▸ **Supplied records**
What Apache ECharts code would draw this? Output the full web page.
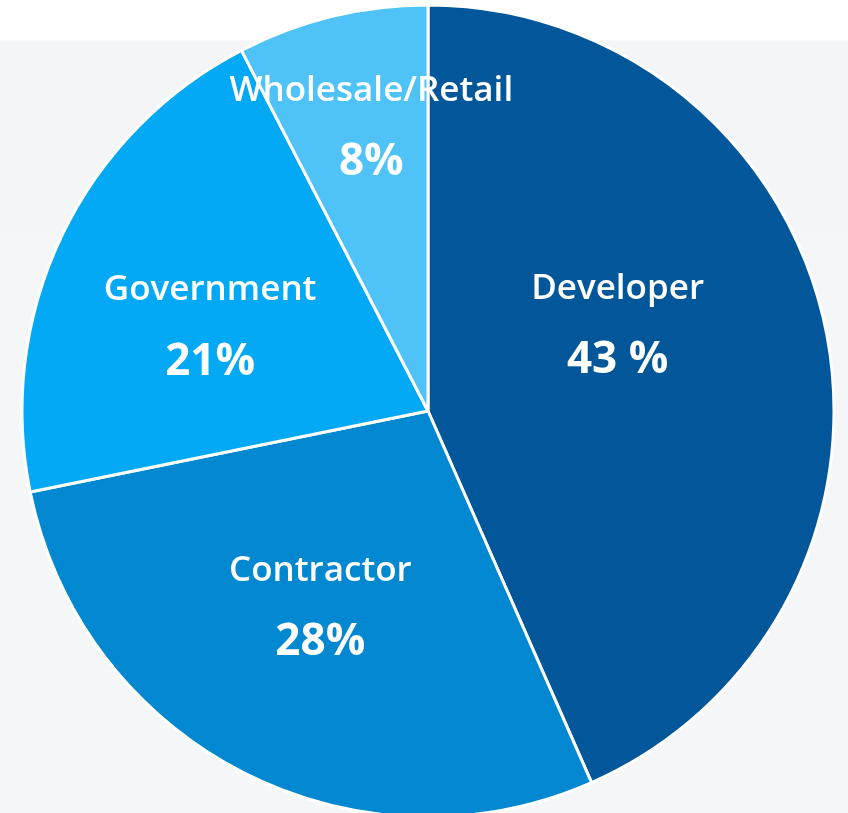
<!DOCTYPE html>
<html>
<head>
<meta charset="utf-8">
<script src="https://cdn.jsdelivr.net/npm/echarts@6/dist/echarts.min.js"></script>
<style>
* { margin: 0; padding: 0; }
#chart-container { width: 848px; height: 813px; }
</style>
</head>
<body>
<div id="chart-container"></div>
<script>
const categories = ['Developer', 'Contractor', 'Government', 'Wholesale/Retail']
// slice sizes as drawn (read from the slice edges)
const values = [43.4, 28.4, 20.6, 7.6]
const percentLabels = ['43 %', '28%', '21%', '8%']
const sliceColors = ['#02579b', '#0288d1', '#03a9f4', '#4fc3f7']
// nudge labels away from the default inside spot
const labelShift = [[-12, -44], [-13, 13], [-32, 4], [-8, -84]]

const chart = echarts.init(document.getElementById('chart-container'))

const option = {
  animation: false,
  backgroundColor: {
    type: 'linear', x: 0, y: 0, x2: 0, y2: 1,
    colorStops: [
      { offset: 0, color: '#ffffff' },
      { offset: 0.048, color: '#ffffff' },
      { offset: 0.052, color: '#f4f5f7' },
      { offset: 1, color: '#f6f7f8' }
    ]
  },
  series: [
    {
      type: 'pie',
      center: [428, 411],
      radius: 406,
      startAngle: 90,
      clockwise: true,
      data: categories.map((name, i) => ({
        name: name,
        value: values[i],
        itemStyle: { color: sliceColors[i] }
      })),
      itemStyle: { borderColor: '#ffffff', borderWidth: 3 },
      label: {
        show: true,
        position: 'inside',
        formatter: (p) => '{n|' + p.name + '}\n{p|' + percentLabels[p.dataIndex] + '}',
        rich: {
          n: { color: '#fff', fontFamily: 'Open Sans', fontWeight: 600, fontSize: 35, lineHeight: 72 },
          p: { color: '#fff', fontFamily: 'Open Sans', fontWeight: 700, fontSize: 44, lineHeight: 72 }
        }
      },
      labelLine: { show: false },
      labelLayout: (params) => ({
        dx: labelShift[params.dataIndex][0],
        dy: labelShift[params.dataIndex][1]
      })
    }
  ]
}

chart.setOption(option)
</script>
</body>
</html>
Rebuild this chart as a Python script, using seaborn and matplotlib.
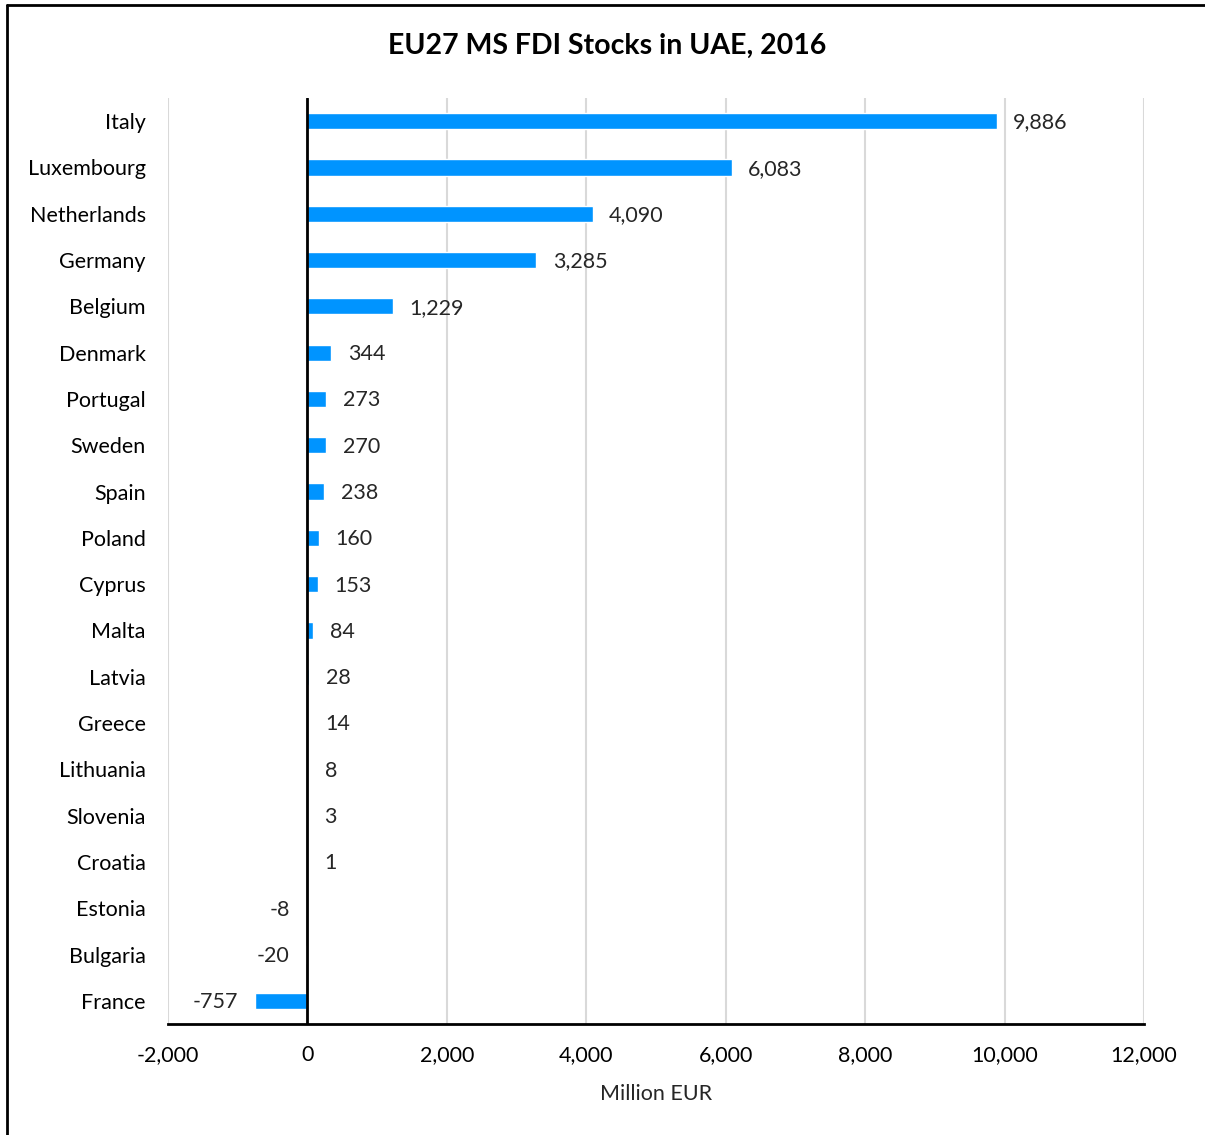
import matplotlib
matplotlib.use("Agg")
import matplotlib.pyplot as plt
import seaborn as sns
import pandas as pd
from matplotlib.lines import Line2D
from matplotlib.ticker import FuncFormatter

countries = ["Italy", "Luxembourg", "Netherlands", "Germany", "Belgium", "Denmark",
             "Portugal", "Sweden", "Spain", "Poland", "Cyprus", "Malta", "Latvia",
             "Greece", "Lithuania", "Slovenia", "Croatia", "Estonia", "Bulgaria", "France"]
stocks = [9886, 6083, 4090, 3285, 1229, 344, 273, 270, 238, 160, 153, 84, 28,
          14, 8, 3, 1, -8, -20, -757]
x_ticks = [-2000, 0, 2000, 4000, 6000, 8000, 10000, 12000]

df = pd.DataFrame({"country": countries, "stock": stocks})

sns.set_style("white")
plt.rcParams["font.family"] = ["Lato", "DejaVu Sans"]

fig = plt.figure(figsize=(12.05, 11.35), dpi=100)
ax = fig.add_axes([168 / 1205, 1 - 1024 / 1135, (1144 - 168) / 1205, (1024 - 98) / 1135])

sns.barplot(data=df, x="stock", y="country", orient="h", color="#0094FF",
            saturation=1, width=0.35, ax=ax)

ax.set_xlim(-2000, 12000)
ax.set_ylim(len(countries) - 0.5, -0.5)
ax.set_xticks(x_ticks)
ax.xaxis.set_major_formatter(FuncFormatter(lambda v, p: f"{v:,.0f}"))
ax.grid(axis="x", color="#d9d9d9", lw=1.5)
ax.set_axisbelow(True)
ax.axvline(0, color="black", lw=2, zorder=3)

for s in ["top", "right", "left"]:
    ax.spines[s].set_visible(False)
ax.spines["bottom"].set_color("black")
ax.spines["bottom"].set_linewidth(2)

ax.tick_params(axis="both", length=0, labelsize=15.5, colors="black")
ax.tick_params(axis="y", pad=16)
ax.tick_params(axis="x", pad=15)
ax.set_ylabel("")
ax.set_xlabel("Million EUR", fontsize=15.5, labelpad=14)

for i, v in enumerate(stocks):
    if v >= 0:
        ax.annotate(f"{v:,}", (v, i), xytext=(12, -1), textcoords="offset points",
                    ha="left", va="center", fontsize=15.5)
    else:
        ax.annotate(f"{v:,}", (v, i), xytext=(-12, -1), textcoords="offset points",
                    ha="right", va="center", fontsize=15.5)

fig.text(0.504, 1 - 46 / 1135, "EU27 MS FDI Stocks in UAE, 2016", ha="center",
         va="center", fontsize=20.5, fontweight="bold", color="black")

# chart frame (left and top edges visible)
fig.add_artist(Line2D([7 / 1205, 7 / 1205], [0, 1 - 5 / 1135], color="black", lw=2,
                      transform=fig.transFigure))
fig.add_artist(Line2D([7 / 1205, 1], [1 - 5 / 1135, 1 - 5 / 1135], color="black", lw=2,
                      transform=fig.transFigure))

fig.savefig("out.png", dpi=100)
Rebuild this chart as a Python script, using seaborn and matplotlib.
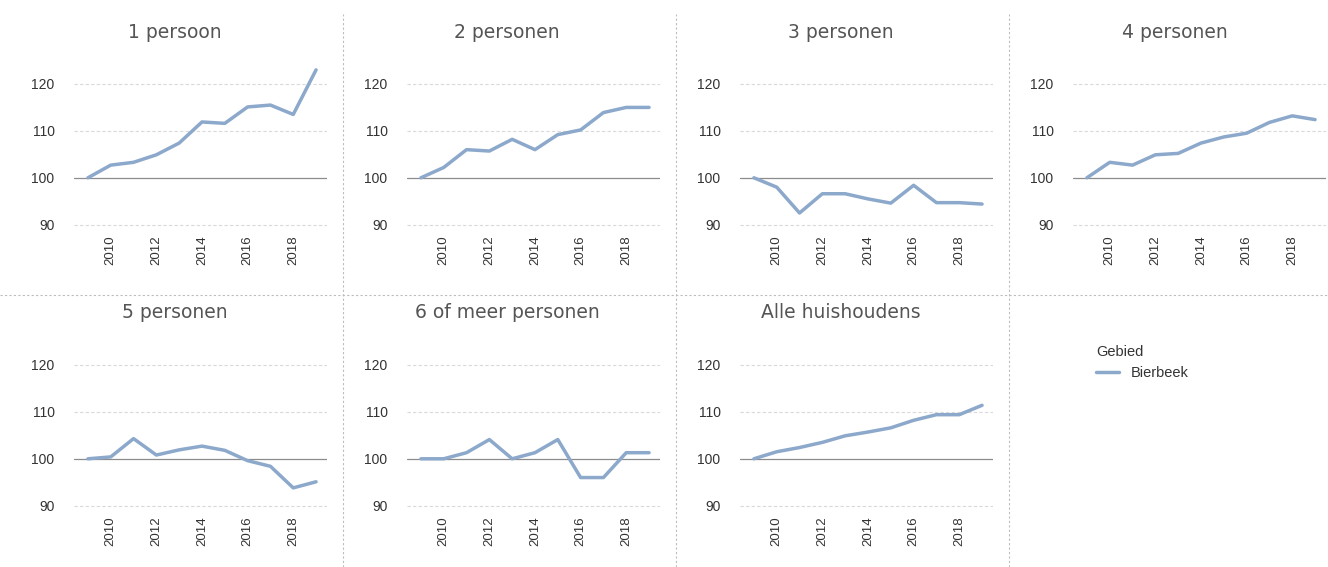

▸ **Objective**
Every record above should be written out again without change, except that the pictures are left out.

▸ **Response to the exercise**
What Apache ECharts code would draw this? Output the full web page.
<!DOCTYPE html>
<html>
<head>
<meta charset="utf-8">
<script src="https://cdn.jsdelivr.net/npm/echarts@6/dist/echarts.min.js"></script>
<style>
* { margin: 0; padding: 0; }
#chart-container { width: 848px; height: 813px; }
</style>
</head>
<body>
<div id="chart-container"></div>
<script>
const categories = ['Developer', 'Contractor', 'Government', 'Wholesale/Retail']
// slice sizes as drawn (read from the slice edges)
const values = [43.4, 28.4, 20.6, 7.6]
const percentLabels = ['43 %', '28%', '21%', '8%']
const sliceColors = ['#02579b', '#0288d1', '#03a9f4', '#4fc3f7']
// nudge labels away from the default inside spot
const labelShift = [[-12, -44], [-13, 13], [-32, 4], [-8, -84]]

const chart = echarts.init(document.getElementById('chart-container'))

const option = {
  animation: false,
  backgroundColor: {
    type: 'linear', x: 0, y: 0, x2: 0, y2: 1,
    colorStops: [
      { offset: 0, color: '#ffffff' },
      { offset: 0.048, color: '#ffffff' },
      { offset: 0.052, color: '#f4f5f7' },
      { offset: 1, color: '#f6f7f8' }
    ]
  },
  series: [
    {
      type: 'pie',
      center: [428, 411],
      radius: 406,
      startAngle: 90,
      clockwise: true,
      data: categories.map((name, i) => ({
        name: name,
        value: values[i],
        itemStyle: { color: sliceColors[i] }
      })),
      itemStyle: { borderColor: '#ffffff', borderWidth: 3 },
      label: {
        show: true,
        position: 'inside',
        formatter: (p) => '{n|' + p.name + '}\n{p|' + percentLabels[p.dataIndex] + '}',
        rich: {
          n: { color: '#fff', fontFamily: 'Open Sans', fontWeight: 600, fontSize: 35, lineHeight: 72 },
          p: { color: '#fff', fontFamily: 'Open Sans', fontWeight: 700, fontSize: 44, lineHeight: 72 }
        }
      },
      labelLine: { show: false },
      labelLayout: (params) => ({
        dx: labelShift[params.dataIndex][0],
        dy: labelShift[params.dataIndex][1]
      })
    }
  ]
}

chart.setOption(option)
</script>
</body>
</html>
Rebuild this chart as a Python script, using seaborn and matplotlib.
import matplotlib
matplotlib.use("Agg")
import matplotlib.pyplot as plt
import seaborn as sns
import pandas as pd
from matplotlib.lines import Line2D
from matplotlib.ticker import FuncFormatter

countries = ["Italy", "Luxembourg", "Netherlands", "Germany", "Belgium", "Denmark",
             "Portugal", "Sweden", "Spain", "Poland", "Cyprus", "Malta", "Latvia",
             "Greece", "Lithuania", "Slovenia", "Croatia", "Estonia", "Bulgaria", "France"]
stocks = [9886, 6083, 4090, 3285, 1229, 344, 273, 270, 238, 160, 153, 84, 28,
          14, 8, 3, 1, -8, -20, -757]
x_ticks = [-2000, 0, 2000, 4000, 6000, 8000, 10000, 12000]

df = pd.DataFrame({"country": countries, "stock": stocks})

sns.set_style("white")
plt.rcParams["font.family"] = ["Lato", "DejaVu Sans"]

fig = plt.figure(figsize=(12.05, 11.35), dpi=100)
ax = fig.add_axes([168 / 1205, 1 - 1024 / 1135, (1144 - 168) / 1205, (1024 - 98) / 1135])

sns.barplot(data=df, x="stock", y="country", orient="h", color="#0094FF",
            saturation=1, width=0.35, ax=ax)

ax.set_xlim(-2000, 12000)
ax.set_ylim(len(countries) - 0.5, -0.5)
ax.set_xticks(x_ticks)
ax.xaxis.set_major_formatter(FuncFormatter(lambda v, p: f"{v:,.0f}"))
ax.grid(axis="x", color="#d9d9d9", lw=1.5)
ax.set_axisbelow(True)
ax.axvline(0, color="black", lw=2, zorder=3)

for s in ["top", "right", "left"]:
    ax.spines[s].set_visible(False)
ax.spines["bottom"].set_color("black")
ax.spines["bottom"].set_linewidth(2)

ax.tick_params(axis="both", length=0, labelsize=15.5, colors="black")
ax.tick_params(axis="y", pad=16)
ax.tick_params(axis="x", pad=15)
ax.set_ylabel("")
ax.set_xlabel("Million EUR", fontsize=15.5, labelpad=14)

for i, v in enumerate(stocks):
    if v >= 0:
        ax.annotate(f"{v:,}", (v, i), xytext=(12, -1), textcoords="offset points",
                    ha="left", va="center", fontsize=15.5)
    else:
        ax.annotate(f"{v:,}", (v, i), xytext=(-12, -1), textcoords="offset points",
                    ha="right", va="center", fontsize=15.5)

fig.text(0.504, 1 - 46 / 1135, "EU27 MS FDI Stocks in UAE, 2016", ha="center",
         va="center", fontsize=20.5, fontweight="bold", color="black")

# chart frame (left and top edges visible)
fig.add_artist(Line2D([7 / 1205, 7 / 1205], [0, 1 - 5 / 1135], color="black", lw=2,
                      transform=fig.transFigure))
fig.add_artist(Line2D([7 / 1205, 1], [1 - 5 / 1135, 1 - 5 / 1135], color="black", lw=2,
                      transform=fig.transFigure))

fig.savefig("out.png", dpi=100)
Rebuild this chart as a Python script, using seaborn and matplotlib.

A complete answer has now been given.